Depuis les années 1960, le design a connu des évolutions. Les méthodes de fabrication alors créées ne sont plus suivies par les designers aujourd’hui. "Avant, les modes de production étaient à l’essence du concept. De nos jours, on se bat contre l’industrie qui cherche à imposer des normes et des labels", précise l’architecte de renommée internationale Bernard Khoury.

Vue de l’exposition lors du vernissage, le 28 avril (Crédits : Galerie Tanit)

Depuis les années 1990, fin officielle de la guerre libanaise, la scène du design se caractérise par la production de séries limitées en collaboration avec des artisans. Cela induit une spécificité dans les matériaux utilisés et une personnalisation des objets. "Le concepteur et le fabriquant s’investissent tous les deux. On doit adapter nos créations aux modes de production, alors on ne réfléchit pas à long terme", constate la jeune designeuse franco-libanaise Carla Baz.

Du collectible à l’industriel

Pour Karen Chekerdjian, une des plus connues à l’international, la série limitée existe partout en ce moment. "Produire en petite quantité répond à un problème technique. La matière première est devenue tellement chère que personne ne veut stocker", explique-t-elle. Il n’est pas possible de produire à des prix réduits au Liban. On ne sera jamais compétitifs. Il faut chercher des solutions avec les artisans et on a le plus souvent à faire à des gens qui commencent par dire: ‘Non, ce n’est pas possible.’ Au final, on arrive à des choses qui seraient irréalisables avec l’industrie."

L’anti-chaise de Karen Chekerdjian (Crédits : Galerie Tanit)

Le siège englobe une typologie d’objets fonctionnels allant du plus modeste au plus collectible, du plus minimal au plus décoratif, en passant par la dimension manifeste de l’antidesign. Aussi, Karen Chekerdjian a créé l’antichaise: un cube sur lequel elle a imprimé des chaises connues. "Dès qu’on applique une image, on modifie l’objet. À partir de là, je déconstruis et recommence à construire", explique-t-elle.

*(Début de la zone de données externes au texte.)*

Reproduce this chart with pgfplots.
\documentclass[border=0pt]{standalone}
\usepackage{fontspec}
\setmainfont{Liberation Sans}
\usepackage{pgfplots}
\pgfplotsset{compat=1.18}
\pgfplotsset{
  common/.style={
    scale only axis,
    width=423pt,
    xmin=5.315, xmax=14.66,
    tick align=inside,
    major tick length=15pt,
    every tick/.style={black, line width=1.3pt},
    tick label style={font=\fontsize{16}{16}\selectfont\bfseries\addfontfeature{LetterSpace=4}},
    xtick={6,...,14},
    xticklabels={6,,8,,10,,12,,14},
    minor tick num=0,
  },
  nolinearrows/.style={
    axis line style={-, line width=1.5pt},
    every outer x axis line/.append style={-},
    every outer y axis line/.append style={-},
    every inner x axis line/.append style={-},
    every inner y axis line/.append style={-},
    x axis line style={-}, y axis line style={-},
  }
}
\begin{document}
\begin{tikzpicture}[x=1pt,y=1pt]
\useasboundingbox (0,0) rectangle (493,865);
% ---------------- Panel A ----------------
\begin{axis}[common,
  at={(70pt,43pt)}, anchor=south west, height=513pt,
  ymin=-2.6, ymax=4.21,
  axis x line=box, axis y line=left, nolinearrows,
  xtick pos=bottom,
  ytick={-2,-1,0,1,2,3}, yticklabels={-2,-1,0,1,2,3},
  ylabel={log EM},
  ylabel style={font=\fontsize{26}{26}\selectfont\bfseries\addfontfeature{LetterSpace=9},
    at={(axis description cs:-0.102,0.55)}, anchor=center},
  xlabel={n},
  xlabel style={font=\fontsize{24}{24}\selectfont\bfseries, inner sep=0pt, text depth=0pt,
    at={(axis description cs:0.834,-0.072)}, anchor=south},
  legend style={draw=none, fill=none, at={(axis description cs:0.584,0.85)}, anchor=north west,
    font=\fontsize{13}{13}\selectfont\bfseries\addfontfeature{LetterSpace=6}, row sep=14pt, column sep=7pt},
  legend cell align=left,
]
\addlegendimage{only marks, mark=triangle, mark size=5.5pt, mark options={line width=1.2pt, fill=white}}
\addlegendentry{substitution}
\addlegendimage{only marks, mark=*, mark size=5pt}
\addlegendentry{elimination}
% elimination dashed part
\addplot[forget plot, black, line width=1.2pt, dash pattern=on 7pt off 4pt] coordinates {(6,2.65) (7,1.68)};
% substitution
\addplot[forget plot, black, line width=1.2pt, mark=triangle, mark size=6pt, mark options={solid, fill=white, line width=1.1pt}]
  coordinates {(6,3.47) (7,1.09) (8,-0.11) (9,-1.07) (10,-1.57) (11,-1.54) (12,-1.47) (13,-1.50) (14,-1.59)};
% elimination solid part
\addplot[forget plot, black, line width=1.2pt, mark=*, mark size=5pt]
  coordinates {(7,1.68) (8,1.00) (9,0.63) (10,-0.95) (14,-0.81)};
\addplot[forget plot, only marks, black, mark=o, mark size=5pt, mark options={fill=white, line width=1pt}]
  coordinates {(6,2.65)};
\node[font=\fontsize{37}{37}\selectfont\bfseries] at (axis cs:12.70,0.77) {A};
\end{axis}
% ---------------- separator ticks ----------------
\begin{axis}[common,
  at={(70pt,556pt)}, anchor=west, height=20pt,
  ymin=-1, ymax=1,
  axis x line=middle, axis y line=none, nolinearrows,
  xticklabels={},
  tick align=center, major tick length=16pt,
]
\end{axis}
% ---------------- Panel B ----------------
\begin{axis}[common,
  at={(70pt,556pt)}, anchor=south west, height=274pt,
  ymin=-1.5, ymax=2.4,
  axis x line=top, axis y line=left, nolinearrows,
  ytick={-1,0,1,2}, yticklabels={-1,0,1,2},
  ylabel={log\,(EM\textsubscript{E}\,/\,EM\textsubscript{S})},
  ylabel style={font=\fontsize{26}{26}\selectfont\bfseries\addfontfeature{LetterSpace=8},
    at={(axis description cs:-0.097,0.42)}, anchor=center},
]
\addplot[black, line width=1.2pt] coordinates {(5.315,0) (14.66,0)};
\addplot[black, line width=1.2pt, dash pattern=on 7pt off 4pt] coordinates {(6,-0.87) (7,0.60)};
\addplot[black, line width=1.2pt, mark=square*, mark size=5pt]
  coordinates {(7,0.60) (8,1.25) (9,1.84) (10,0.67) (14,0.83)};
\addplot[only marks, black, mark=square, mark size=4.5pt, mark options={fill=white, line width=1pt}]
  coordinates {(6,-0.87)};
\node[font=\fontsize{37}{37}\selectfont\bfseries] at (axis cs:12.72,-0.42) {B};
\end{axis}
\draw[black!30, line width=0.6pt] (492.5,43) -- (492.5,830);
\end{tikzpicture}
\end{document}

Ce n’est pas pareil de fabriquer 3 chaises ou 500. J’ai déjà vendu certains modèles à l’industrie. Le résultat n’est absolument pas le même; les objets ne sont pas aussi parfaits et précis."

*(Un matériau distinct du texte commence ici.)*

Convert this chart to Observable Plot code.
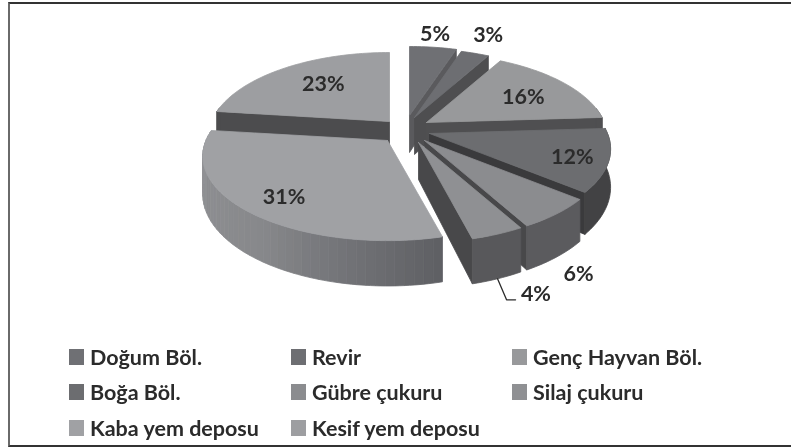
<!DOCTYPE html>
<html>
<head>
<meta charset="utf-8">
<script src="https://cdn.jsdelivr.net/npm/d3@7"></script>
<script src="https://cdn.jsdelivr.net/npm/@observablehq/plot@0.6"></script>
<style>
html,body{margin:0;padding:0;background:#fff;width:791px;height:448px;overflow:hidden;position:relative;font-family:Lato,"Open Sans",sans-serif}
#frame{position:absolute;left:8px;top:2px;right:-4px;height:441px;border:2px solid #333;border-left-color:#6a6a6a;box-sizing:content-box}
#chart{position:absolute;left:0;top:0;filter:blur(0.45px)}
#legend{position:absolute;left:69px;top:339px;display:grid;grid-template-columns:222px 221px 200px;grid-auto-rows:35.5px;color:#2b2b2b;font-weight:700;font-size:21.5px;filter:blur(0.35px)}
#legend .it{display:flex;align-items:center;white-space:nowrap}
#legend .sw{width:15px;height:16px;margin-right:6px;flex:none}
</style>
</head>
<body>
<div id="frame"></div>
<div id="chart"></div>
<div id="legend"></div>
<script>
const categories = ["Doğum Böl.","Revir","Genç Hayvan Böl.","Boğa Böl.","Gübre çukuru","Silaj çukuru","Kaba yem deposu","Kesif yem deposu"];
const shares = [5,3,16,12,6,4,31,23];
const topColors = ["#6f7074","#6d6e72","#98999b","#6c6d70","#8b8c8f","#8f9093","#a0a1a4","#9d9ea1"];
const radialColors = ["#5a5a5d","#4e4e50","#4f4f51","#3a3a3c","#48484a","#48484a","#77787b","#4c4c4e"];
const arcColors = ["#5a5a5d","#4e4e50","#4f4f51","#424244","#5b5b5e","#58585b",null,"#4c4c4e"];
const apexX = [409,414,426,429,424,418,387,389];
const apexY = [115,117,122,133,140,142,140,121];
const radiusScale = [1,1,1,1,1,1,1.02,1];
const labelNudgeX = [10,34,9,34,77,72,-22,1];
const labelNudgeY = [-36,-40,0,7,91,99,15,-2];
const paintOrder = [7,0,1,2,3,4,5,6];

const RX = 178, RY = 81.7, PERSP = 0.184, DEPTH = 37;
function project(i, deg, r = 1, depth = 0) {
  const t = deg * Math.PI / 180;
  const f = 1 / (1 + PERSP * r * Math.cos(t));
  return {
    x: apexX[i] + r * Math.sin(t) * RX * radiusScale[i] * f,
    y: apexY[i] - r * Math.cos(t) * RY * f + depth * f
  };
}
const cum = d3.cumsum(shares);
const startDeg = i => (i ? cum[i - 1] : 0) * 3.6;
const endDeg = i => cum[i] * 3.6;
const arc = (i, a, b, depth) => d3.range(0, 1.0001, 1 / Math.max(2, Math.ceil((b - a) / 1.5)))
  .map(u => project(i, a + (b - a) * u, 1, depth));
const poly = (pts, fill) => Plot.line([...pts, pts[0]], {x: "x", y: "y", fill, stroke: fill, strokeWidth: 0.8, curve: "linear"});
const gradient = d3.scaleLinear().domain([0, 0.55, 0.8, 1]).range(["#939497", "#87888b", "#707175", "#5e5f63"]);

const marks = [];
for (const i of paintOrder) {
  const a = startDeg(i), b = endDeg(i);
  const radial = deg => [project(i, deg, 0), project(i, deg), project(i, deg, 1, DEPTH), project(i, deg, 0, DEPTH)];
  if (a >= 180) marks.push(poly(radial(a), radialColors[i]));
  if (b <= 180) marks.push(poly(radial(b), radialColors[i]));
  const lo = Math.max(a, 80), hi = Math.min(b, 280);
  if (hi > lo) {
    if (arcColors[i]) {
      marks.push(poly([...arc(i, lo, hi, 0), ...arc(i, lo, hi, DEPTH).reverse()], arcColors[i]));
    } else {
      d3.range(lo, hi, 2.5).forEach(s => {
        const e = Math.min(s + 2.5, hi);
        marks.push(poly([...arc(i, s, e, 0), ...arc(i, s, e, DEPTH).reverse()], gradient((hi - (s + e) / 2) / (hi - lo))));
      });
    }
  }
  marks.push(poly([project(i, a, 0), ...arc(i, a, b, 0)], topColors[i]));
}

// percentage labels
shares.forEach((v, i) => {
  const p = project(i, (startDeg(i) + endDeg(i)) / 2, 0.62);
  marks.push(Plot.text([p], {
    x: "x", y: "y", text: () => v + "%", dx: labelNudgeX[i], dy: labelNudgeY[i],
    fontSize: 21.5, fontWeight: 700, fontFamily: "Lato, sans-serif", fill: "#2b2b2b"
  }));
});
// leader line of the 4% label
const leaderStart = project(5, (startDeg(5) + endDeg(5)) / 2, 1, DEPTH);
marks.push(Plot.line([leaderStart, {x: leaderStart.x + 9, y: leaderStart.y + 21}, {x: leaderStart.x + 18, y: leaderStart.y + 21}],
  {x: "x", y: "y", stroke: "#2b2b2b", strokeWidth: 1.3, curve: "linear"}));

const chart = Plot.plot({
  width: 791, height: 335, margin: 0,
  x: {domain: [0, 791], range: [0, 791], axis: null},
  y: {domain: [0, 335], range: [0, 335], axis: null},
  style: {background: "transparent"},
  marks
});
document.getElementById("chart").append(chart);

const legend = document.getElementById("legend");
categories.forEach((c, i) => {
  const it = document.createElement("div"); it.className = "it";
  const sw = document.createElement("span"); sw.className = "sw"; sw.style.background = topColors[i];
  const tx = document.createElement("span"); tx.textContent = c;
  it.append(sw, tx); legend.append(it);
});
</script>
</body>
</html>
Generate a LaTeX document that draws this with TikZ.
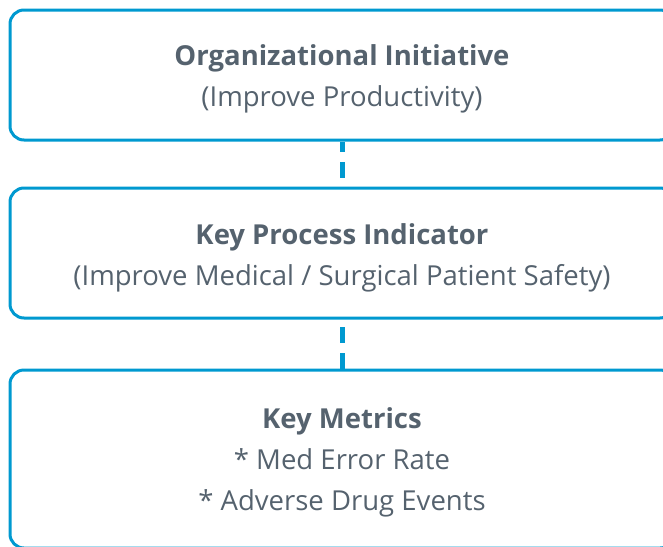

Marco Constantini, cocurateur de l’exposition Beyrouth. Les temps du design au Centre d’Innovation et de Design au Grand-Hornu en Belgique, défend pour sa part une spécificité de la scène libanaise de tous temps. "Car le Liban ne ressemble à aucun pays. Il est urgent d’effectuer un inventaire permettant l’analyse, la hiérarchisation et la préservation des éléments datant des années 1920 à 2000. Connaître les méthodes accessibles permet de donner une base à la créativité, afin de détourner les règles et d’optimiser les matériaux. Il faut préparer la génération actuelle de designers à faire preuve de célérité et de rigueur dans la constitution de leurs archives, et ce, dans l’idée de pouvoir en confier la gestion à un futur centre de recherche dédié au design au Liban que j’appelle de mon cœur", soutient-il.

Joe Naaman, reproductions de sièges datant de 1366 avant J.C. Ce “tabouret de Néfertiti” est conçu de la façon la plus fonctionnelle qui soit au prix accessible de 90 L.L. (1966)

"Aujourd’hui, le mode de production ne constitue plus l’essence, mais le sens même de l’objet. Cela permet une grande créativité et des pièces uniques, néanmoins on se heurte à l’impossibilité de passer du collectible – la petite série allant de 8 à 150 pièces fabriquée avec des artisans – à l’industriel. Comment continuer à produire des meubles à un moment où le système économique est si singulier? Cette phase postexplosion invite à travailler ensemble, à penser à une troisième voie permettant la reconnaissance d’une classe moyenne. À partir des gestes et de la créativité disponibles, comment produire à une plus large échelle?"